▸ Goal:
Retype the lines beneath this one, from the first through the line containing "34.0, 33.8, 33.6, 33.6, 33.5, 33.0, 32.8, 32.6, 32.4, 32.1]". Pictures are left out.
## BEGIN
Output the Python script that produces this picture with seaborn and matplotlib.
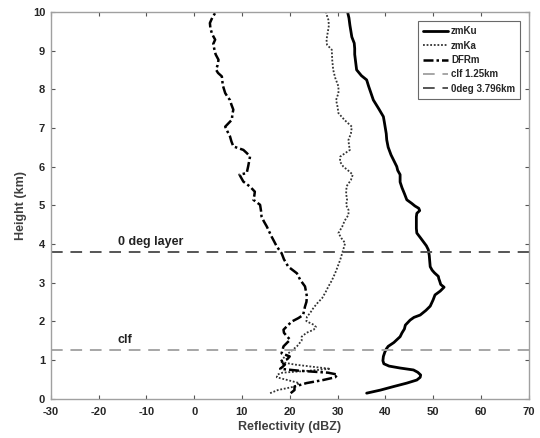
import numpy as np
import pandas as pd
import matplotlib
matplotlib.use("Agg")
import matplotlib.pyplot as plt
import seaborn as sns

# ---------------- data ----------------
h_ku = [0.14, 0.22, 0.31, 0.40, 0.48, 0.55, 0.61, 0.68, 0.74, 0.79, 0.84, 0.90, 0.98, 1.09, 1.20,
        1.28, 1.35, 1.45, 1.52, 1.60, 1.70, 1.80, 1.90, 2.03, 2.10, 2.16, 2.28, 2.39, 2.55, 2.68,
        2.78, 2.88, 2.95, 3.03, 3.10, 3.16, 3.25, 3.32, 3.41, 3.55, 3.70, 3.85, 3.95, 4.05, 4.15,
        4.28, 4.40, 4.55, 4.70, 4.79, 4.86, 4.92, 4.98, 5.05, 5.14, 5.30, 5.45, 5.60, 5.79, 5.90,
        6.00, 6.15, 6.30, 6.50, 6.69, 6.85, 7.00, 7.15, 7.29, 7.50, 7.72, 7.90, 8.08, 8.24, 8.35,
        8.50, 8.70, 8.90, 9.05, 9.19, 9.35, 9.50, 9.65, 9.84, 10.0]
zmKu = [36.1, 39.0, 41.7, 44.5, 46.6, 47.3, 47.4, 46.8, 45.9, 43.1, 40.8, 39.7, 39.5, 39.6, 39.9,
        40.2, 40.6, 41.8, 42.4, 43.1, 43.5, 44.0, 44.2, 45.2, 46.0, 47.3, 48.5, 49.4, 50.0, 50.4,
        51.5, 52.3, 51.6, 51.4, 51.2, 51.1, 50.3, 49.8, 49.4, 49.3, 49.2, 49.0, 48.6, 48.0, 47.4,
        46.6, 46.5, 46.5, 46.5, 46.6, 47.2, 47.0, 46.2, 45.5, 44.5, 44.0, 43.5, 43.1, 43.1, 42.6,
        42.4, 41.8, 41.2, 40.6, 40.3, 40.2, 40.0, 39.8, 39.6, 38.6, 37.5, 37.0, 36.5, 36.1, 35.0,
        34.0, 33.8, 33.6, 33.6, 33.5, 33.0, 32.8, 32.6, 32.4, 32.1]

h_ka = [0.14, 0.22, 0.31, 0.40, 0.48, 0.55, 0.62, 0.67, 0.72, 0.77, 0.82, 0.88, 0.95, 1.02, 1.09,
        1.20, 1.35, 1.50, 1.60, 1.70, 1.78, 1.85, 1.91, 2.00, 2.12, 2.20, 2.35, 2.47, 2.60, 2.75,
        2.90, 3.05, 3.24, 3.40, 3.60, 3.85, 4.02, 4.15, 4.28, 4.45, 4.60, 4.75, 4.88, 5.00, 5.14,
        5.30, 5.49, 5.65, 5.79, 5.90, 6.00, 6.13, 6.26, 6.43, 6.55, 6.69, 6.85, 7.03, 7.20, 7.38,
        7.55, 7.72, 7.90, 8.07, 8.30, 8.50, 8.75, 9.02, 9.15, 9.28, 9.50, 9.65, 9.79, 9.90, 10.0]
zmKa = [15.9, 17.5, 21.0, 22.0, 19.5, 17.3, 17.4, 18.5, 24.0, 28.5, 25.0, 21.0, 18.0, 18.5, 19.0,
        20.0, 21.5, 22.5, 22.5, 23.5, 25.0, 25.5, 25.0, 23.5, 23.6, 24.2, 25.0, 25.8, 26.8, 27.5,
        28.1, 28.8, 29.5, 30.0, 30.6, 31.2, 31.6, 30.8, 30.2, 31.0, 31.5, 32.3, 32.3, 31.8, 32.0,
        31.8, 31.9, 32.8, 33.2, 32.2, 31.2, 30.5, 30.6, 32.6, 32.4, 32.3, 32.8, 33.0, 31.5, 30.2,
        30.0, 29.7, 30.2, 30.2, 29.5, 29.1, 28.9, 28.8, 27.8, 27.7, 28.0, 28.2, 28.1, 27.8, 27.6]

h_dfr = [0.14, 0.22, 0.31, 0.40, 0.48, 0.55, 0.62, 0.67, 0.72, 0.77, 0.82, 0.88, 0.95, 1.02, 1.09,
         1.17, 1.26, 1.35, 1.45, 1.52, 1.60, 1.70, 1.78, 1.88, 1.99, 2.08, 2.16, 2.27, 2.38, 2.50,
         2.64, 2.77, 2.90, 3.07, 3.24, 3.41, 3.60, 3.76, 3.93, 4.05, 4.19, 4.32, 4.45, 4.58, 4.71,
         4.85, 5.01, 5.14, 5.25, 5.35, 5.48, 5.61, 5.72, 5.79, 5.83, 6.00, 6.13, 6.26, 6.35, 6.43,
         6.52, 6.65, 6.78, 6.90, 7.03, 7.12, 7.21, 7.35, 7.47, 7.60, 7.72, 7.80, 7.90, 8.10, 8.33,
         8.42, 8.50, 8.62, 8.76, 8.90, 9.05, 9.17, 9.28, 9.37, 9.45, 9.58, 9.71, 9.85, 9.97]
DFRm = [20.2, 21.0, 21.0, 23.5, 27.0, 29.5, 30.0, 28.0, 22.0, 18.0, 18.5, 19.0, 18.0, 19.5, 20.0,
        18.3, 18.5, 18.7, 19.5, 20.1, 19.5, 18.8, 18.7, 19.5, 20.4, 21.8, 22.8, 23.0, 23.2, 23.5,
        23.6, 23.4, 23.2, 22.2, 21.5, 19.7, 18.8, 18.3, 17.3, 16.8, 16.2, 15.7, 15.2, 14.6, 14.1,
        14.0, 13.8, 12.4, 12.6, 12.7, 11.7, 10.3, 9.8, 9.5, 11.0, 11.3, 11.5, 11.7, 11.0, 10.3,
        8.2, 7.8, 7.5, 7.0, 6.5, 7.2, 7.9, 8.0, 8.2, 7.8, 7.5, 7.0, 6.5, 6.0, 5.8,
        5.0, 4.6, 4.9, 5.1, 4.5, 4.2, 4.0, 4.4, 4.0, 3.7, 3.4, 3.3, 3.8, 4.4]

level_names = ["clf 1.25km", "0deg 3.796km"]
level_heights = [1.25, 3.796]
level_texts = ["clf", "0 deg layer"]

x_ticks = [-30, -20, -10, 0, 10, 20, 30, 40, 50, 60, 70]
y_ticks = [0, 1, 2, 3, 4, 5, 6, 7, 8, 9, 10]

# ---------------- plotting ----------------
sns.set_style("white")
plt.rcParams['font.family'] = ['Liberation Sans', 'DejaVu Sans']
plt.rcParams['font.weight'] = 'bold'

fig = plt.figure(figsize=(5.4, 4.38), dpi=100)
ax = fig.add_axes([0.094, 0.09, 0.885, 0.883])

df_ku = pd.DataFrame({"dBZ": zmKu, "h": h_ku})
df_ka = pd.DataFrame({"dBZ": zmKa, "h": h_ka})
df_dfr = pd.DataFrame({"dBZ": DFRm, "h": h_dfr})

sns.lineplot(data=df_ku, x="dBZ", y="h", sort=False, estimator=None, ax=ax,
             color="black", linewidth=2.0, label="zmKu")
sns.lineplot(data=df_ka, x="dBZ", y="h", sort=False, estimator=None, ax=ax,
             color="#333333", linewidth=1.3, linestyle=(0, (1, 1)), label="zmKa")
sns.lineplot(data=df_dfr, x="dBZ", y="h", sort=False, estimator=None, ax=ax,
             color="black", linewidth=1.8, linestyle=(0, (4, 1.2, 1, 1.2)), label="DFRm")

level_colors = ["#a6a6a6", "#555555"]
for name, hv, c in zip(level_names, level_heights, level_colors):
    ax.axhline(hv, color=c, linewidth=1.4, linestyle=(0, (6, 4)), label=name)

for txt, hv in zip(level_texts, level_heights):
    ax.text(-16.0, hv + 0.18, txt, fontsize=9, fontweight='bold', color='#222222')

ax.set_xlim(-30, 70)
ax.set_ylim(0, 10)
ax.set_xticks(x_ticks)
ax.set_yticks(y_ticks)
ax.set_xticklabels([str(v) for v in x_ticks])
ax.set_yticklabels([str(v) for v in y_ticks])
ax.tick_params(direction='in', length=3, width=0.8, color='#555555',
               labelsize=8, labelcolor='#262626', top=True, right=True,
               bottom=True, left=True)
ax.tick_params(axis='x', pad=6)
ax.tick_params(axis='y', pad=4)
for lab in ax.get_xticklabels() + ax.get_yticklabels():
    lab.set_fontweight('bold')
for s in ax.spines.values():
    s.set_color('#a0a0a0')
    s.set_linewidth(1.0)

ax.set_xlabel("Reflectivity (dBZ)", fontsize=9, fontweight='bold', color='#404040', labelpad=3)
ax.set_ylabel("Height (km)", fontsize=9, fontweight='bold', color='#404040', labelpad=4)

leg = ax.legend(loc='upper right', bbox_to_anchor=(0.982, 0.975), fontsize=7,
                frameon=True, fancybox=False, handlelength=2.6, handletextpad=0.3,
                labelspacing=0.45, borderpad=0.5, borderaxespad=0.0)
leg.get_frame().set_edgecolor('#444444')
leg.get_frame().set_linewidth(0.8)
for t in leg.get_texts():
    t.set_fontweight('bold')

fig.savefig("out.png", dpi=100)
## END
▸ Output for this task:
Output the Python script that produces this picture with seaborn and matplotlib.
import numpy as np
import pandas as pd
import matplotlib
matplotlib.use("Agg")
import matplotlib.pyplot as plt
import seaborn as sns

# ---------------- data ----------------
h_ku = [0.14, 0.22, 0.31, 0.40, 0.48, 0.55, 0.61, 0.68, 0.74, 0.79, 0.84, 0.90, 0.98, 1.09, 1.20,
        1.28, 1.35, 1.45, 1.52, 1.60, 1.70, 1.80, 1.90, 2.03, 2.10, 2.16, 2.28, 2.39, 2.55, 2.68,
        2.78, 2.88, 2.95, 3.03, 3.10, 3.16, 3.25, 3.32, 3.41, 3.55, 3.70, 3.85, 3.95, 4.05, 4.15,
        4.28, 4.40, 4.55, 4.70, 4.79, 4.86, 4.92, 4.98, 5.05, 5.14, 5.30, 5.45, 5.60, 5.79, 5.90,
        6.00, 6.15, 6.30, 6.50, 6.69, 6.85, 7.00, 7.15, 7.29, 7.50, 7.72, 7.90, 8.08, 8.24, 8.35,
        8.50, 8.70, 8.90, 9.05, 9.19, 9.35, 9.50, 9.65, 9.84, 10.0]
zmKu = [36.1, 39.0, 41.7, 44.5, 46.6, 47.3, 47.4, 46.8, 45.9, 43.1, 40.8, 39.7, 39.5, 39.6, 39.9,
        40.2, 40.6, 41.8, 42.4, 43.1, 43.5, 44.0, 44.2, 45.2, 46.0, 47.3, 48.5, 49.4, 50.0, 50.4,
        51.5, 52.3, 51.6, 51.4, 51.2, 51.1, 50.3, 49.8, 49.4, 49.3, 49.2, 49.0, 48.6, 48.0, 47.4,
        46.6, 46.5, 46.5, 46.5, 46.6, 47.2, 47.0, 46.2, 45.5, 44.5, 44.0, 43.5, 43.1, 43.1, 42.6,
        42.4, 41.8, 41.2, 40.6, 40.3, 40.2, 40.0, 39.8, 39.6, 38.6, 37.5, 37.0, 36.5, 36.1, 35.0,
        34.0, 33.8, 33.6, 33.6, 33.5, 33.0, 32.8, 32.6, 32.4, 32.1]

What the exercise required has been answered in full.